# SCOTUS Takes Another 2A Case To Conference



## RedLion (Sep 23, 2015)

Another good sign that the SCOTUS is likely to make some pro-2nd rulings in the not too distant future.



> We're still waiting for the U.S. Supreme Court's decision in New York State Rifle & Pistol Association v. NYC, but in the meantime, justices will be considering another Second Amendment-related case in conference later this month. Rodriguez v. San Jose is a case out of California, and the issue before the court is whether or not a woman's Second Amendment rights were violated when police seized her firearms and refused to return them, because they believed her husband to be a danger to himself or others.





> The 9th Circuit Court of Appeals bizarrely ruled that Lori Rodriguez had no right to keep her firearms, though they also noted that there was nothing illegal about her buying a gun either.

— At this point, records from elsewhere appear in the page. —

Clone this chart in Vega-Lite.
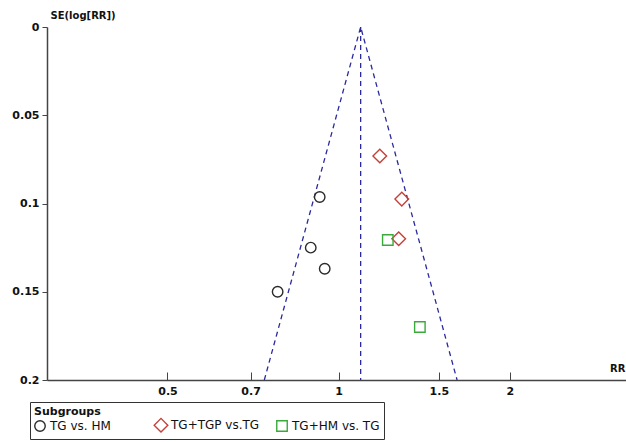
{
  "$schema": "https://vega.github.io/schema/vega-lite/v6.json",
  "width": 579,
  "height": 353,
  "autosize": {"type": "none"},
  "padding": {"left": 47, "top": 27, "right": 0, "bottom": 62},
  "background": "white",
  "config": {
    "view": {"stroke": null},
    "font": "DejaVu Sans",
    "axis": {"grid": false, "domainColor": "#444", "domainWidth": 1.5, "tickColor": "#444", "labelFont": "DejaVu Sans", "labelFontWeight": "bold", "labelFontSize": 11, "labelColor": "#111", "titleFont": "DejaVu Sans", "titleFontWeight": "bold", "titleFontSize": 10, "titleColor": "#111"}
  },
  "datasets": {
    "points": [
      {"rr": 0.926, "se": 0.0963, "group": "TG vs. HM"},
      {"rr": 0.893, "se": 0.125, "group": "TG vs. HM"},
      {"rr": 0.945, "se": 0.137, "group": "TG vs. HM"},
      {"rr": 0.781, "se": 0.150, "group": "TG vs. HM"},
      {"rr": 1.181, "se": 0.0731, "group": "TG+TGP vs.TG"},
      {"rr": 1.291, "se": 0.0975, "group": "TG+TGP vs.TG"},
      {"rr": 1.275, "se": 0.120, "group": "TG+TGP vs.TG"},
      {"rr": 1.220, "se": 0.1207, "group": "TG+HM vs. TG"},
      {"rr": 1.389, "se": 0.170, "group": "TG+HM vs. TG"}
    ],
    "funnel": [
      {"rr": 0.74, "se": 0.2, "ord": 1},
      {"rr": 1.093, "se": 0, "ord": 2},
      {"rr": 1.615, "se": 0.2, "ord": 3}
    ],
    "center": [
      {"rr": 1.093, "se0": 0, "se1": 0.2}
    ]
  },
  "layer": [
    {
      "data": {"name": "center"},
      "mark": {"type": "rule", "color": "#2a2a9e", "strokeDash": [5, 4], "strokeWidth": 1.3},
      "encoding": {
        "x": {"field": "rr", "type": "quantitative", "scale": {"type": "log", "domain": [0.307, 3.2], "nice": false}},
        "y": {"field": "se0", "type": "quantitative"},
        "y2": {"field": "se1"}
      }
    },
    {
      "data": {"name": "funnel"},
      "mark": {"type": "line", "color": "#2a2a9e", "strokeDash": [5, 4], "strokeWidth": 1.3},
      "encoding": {
        "x": {"field": "rr", "type": "quantitative"},
        "y": {"field": "se", "type": "quantitative"},
        "order": {"field": "ord"}
      }
    },
    {
      "data": {"name": "points"},
      "mark": {"type": "point", "filled": false, "strokeWidth": 1.4, "size": 110, "opacity": 1},
      "encoding": {
        "x": {"field": "rr", "type": "quantitative", "scale": {"type": "log", "domain": [0.307, 3.2], "nice": false},
          "axis": {"values": [0.5, 0.7, 1, 1.5, 2], "format": "~g", "title": "RR", "tickSize": -8, "labelPadding": 13, "titleAnchor": "start", "titleAlign": "right", "titleX": 578, "titleY": -12, "titleBaseline": "middle"}},
        "y": {"field": "se", "type": "quantitative", "scale": {"domain": [0, 0.2], "reverse": true, "nice": false},
          "axis": {"values": [0, 0.05, 0.1, 0.15, 0.2], "format": "~g", "title": "SE(log[RR])", "tickSize": 5, "labelPadding": 3, "titleAngle": 0, "titleAlign": "left", "titleX": 3, "titleY": -12, "titleBaseline": "middle"}},
        "shape": {"field": "group", "type": "nominal", "scale": {"domain": ["TG vs. HM", "TG+TGP vs.TG", "TG+HM vs. TG"], "range": ["circle", "M0,-1.3L1.3,0L0,1.3L-1.3,0Z", "square"]}},
        "color": {"field": "group", "type": "nominal", "scale": {"domain": ["TG vs. HM", "TG+TGP vs.TG", "TG+HM vs. TG"], "range": ["#2b2b2b", "#c4403a", "#3aaa3a"]},
          "legend": {"title": "Subgroups", "orient": "none", "direction": "horizontal", "legendX": -17, "legendY": 375, "strokeColor": "#333", "padding": 4, "gridAlign": "all", "columnPadding": 12, "titleFontWeight": "bold", "titleFontSize": 11, "titleColor": "#111", "titlePadding": 2, "labelFontSize": 12, "labelColor": "#111", "symbolSize": 110, "symbolStrokeWidth": 1.4, "labelOffset": 4, "titleFont": "DejaVu Sans", "labelFont": "DejaVu Sans"}}
      }
    }
  ]
}
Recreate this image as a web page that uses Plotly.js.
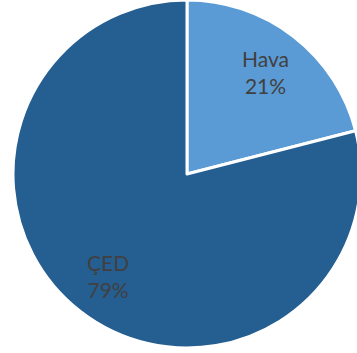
<!DOCTYPE html>
<html><head><meta charset="utf-8">
<script src="https://cdn.plot.ly/plotly-3.0.1.min.js"></script>
<style>html,body{margin:0;padding:0;overflow:hidden;background:#fff;width:357px;height:353px}</style>
</head><body><div id="chart"></div>
<script>
const labels = ["Hava", "ÇED"];
const values = [21, 79];
const colors = ["#5b9bd5", "#255e91"];

const W = 374, H = 353;
const dom = {x: [0, 1], y: [0.0142, 1.0]};

const trace = {
  type: "pie",
  labels: labels,
  values: values,
  sort: false,
  direction: "clockwise",
  rotation: 0,
  marker: {colors: colors, line: {color: "#ffffff", width: 3}},
  textinfo: "none",
  hoverinfo: "none",
  showlegend: false,
  domain: dom
};

// label placement derived from the data (mid-angle of each slice)
const total = values.reduce((a, b) => a + b, 0);
const cx = (dom.x[0] + dom.x[1]) / 2 * W;
const cy = H - (dom.y[0] + dom.y[1]) / 2 * H;
const R = Math.min((dom.x[1] - dom.x[0]) * W, (dom.y[1] - dom.y[0]) * H) / 2;
let cum = 0;
const annotations = values.map((v, i) => {
  const mid = (cum + v / 2) / total * 2 * Math.PI;
  cum += v;
  const r = 0.74 * R;
  const px = cx + r * Math.sin(mid);
  const py = cy - r * Math.cos(mid);
  return {
    xref: "paper", yref: "paper",
    x: px / W, y: 1 - py / H,
    xanchor: "center", yanchor: "middle",
    text: labels[i] + "<br>" + Math.round(v / total * 100) + "%",
    showarrow: false,
    font: {family: "Lato, 'Open Sans', sans-serif", size: 21, color: "#404040"}
  };
});

Plotly.newPlot("chart", [trace], {
  width: W, height: H,
  margin: {l: 0, r: 0, t: 0, b: 0},
  paper_bgcolor: "#ffffff",
  showlegend: false,
  annotations: annotations
}, {staticPlot: true});
</script></body></html>
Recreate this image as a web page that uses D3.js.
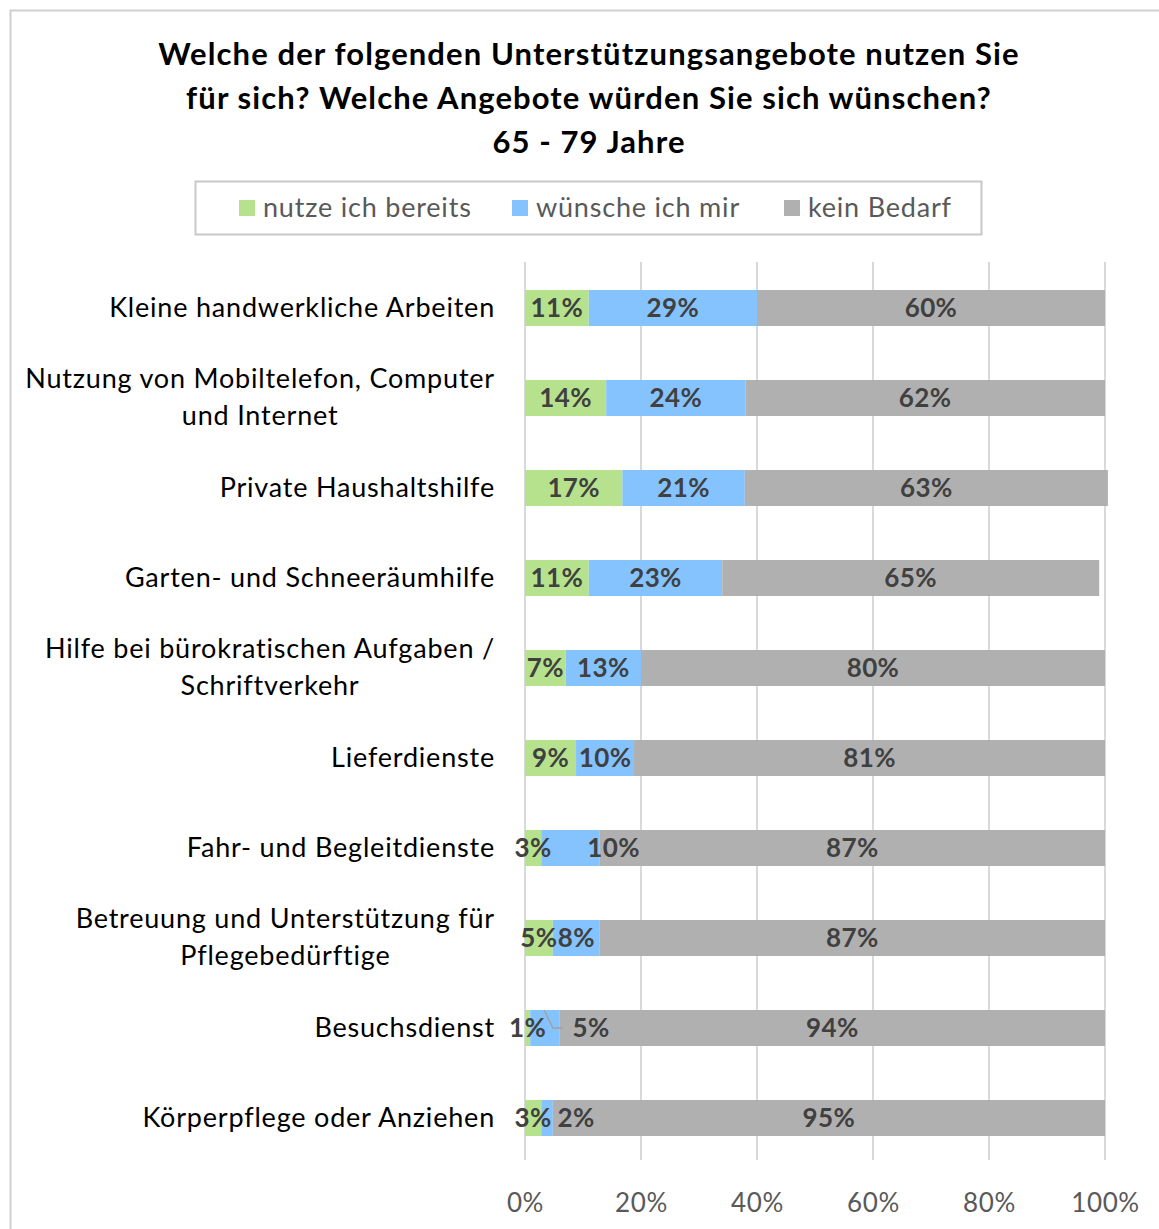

The court argued that because police believed that her husband (who according to Rodriguez did not have access to her firearms) could pose a threat to public safety, firearms that had been seized from their home when her husband was taken into custody under a mental health hold did not have to be returned to her.





> There are already a number of Second Amendment-related cases that have been in conference for months, including challenges to New Jersey's concealed carry laws and a lawsuit taking on California's microstamping law.


https://bearingarms.com/cam-e/2020/04/08/u-s-supreme-court-2a-case-conference/


----------



## KUSA (Apr 21, 2016)

Sounds like theft among other things.


----------



## SRU Viper (Mar 17, 2020)

KUSA said:


> Sounds like theft among other things.


Yep. Pure and simple.


----------



## dwight55 (Nov 9, 2012)

removed, . . .


----------



## Smitty901 (Nov 16, 2012)

Experience. You can get caught up in something and break no laws not even close. A DA with an agenda and a need to cover up bad choices can make you life hell. They can lock you up charge you with made up crimes. Even with things that are not a crime. Knowing full well a judge will toss them . They can ten keep filing over and over changing one or two words in the charges . For 3 years in and out of court. keep your firearm even after Judge orders it return 3 times. DA can bring in LEO that flat get caught making up lies on the stand and nothing is done. Even the Judge knows they lied. And tells the DA so right in court. But next week you are back again. DA can lock your wife in a room and have LEO tell her if she does not sign a statement that is not true. They will arrest her and take the children. Not a good Idea with a Marine and a mother. DA does not care even if you could sue the taxpayer pays the bills. I was lucky , had the resource to fight her and won. Even the judge said he was sorry and it was wrong but not much he could do until it ran it's course. Funny part they tried for 3 years to get us to tell them what secret bridge meant. Not even the children would talk. Well soon I may reveal the big scary secret. LEO lie not all of them but some. They are part of the agenda. They will do what ever it takes to enforce the agenda . This is at every level. They will take parts off other firearms mix and match until they have a weapon that may violate the Brady bill. When their own evidence shows they did it. I still have a score to settle. But like SRV said I was looking for revenge , thank god it never found me. You know who your are don't lose that fear I have not forgotten.
Sounds kind of like what they have been doing to a lot of people connected to Trump . Just a much larger scale.


----------



## Back Pack Hack (Sep 15, 2016)

Smitty901 said:


> Experience. ........


Read _Three Felonies A Day_.


----------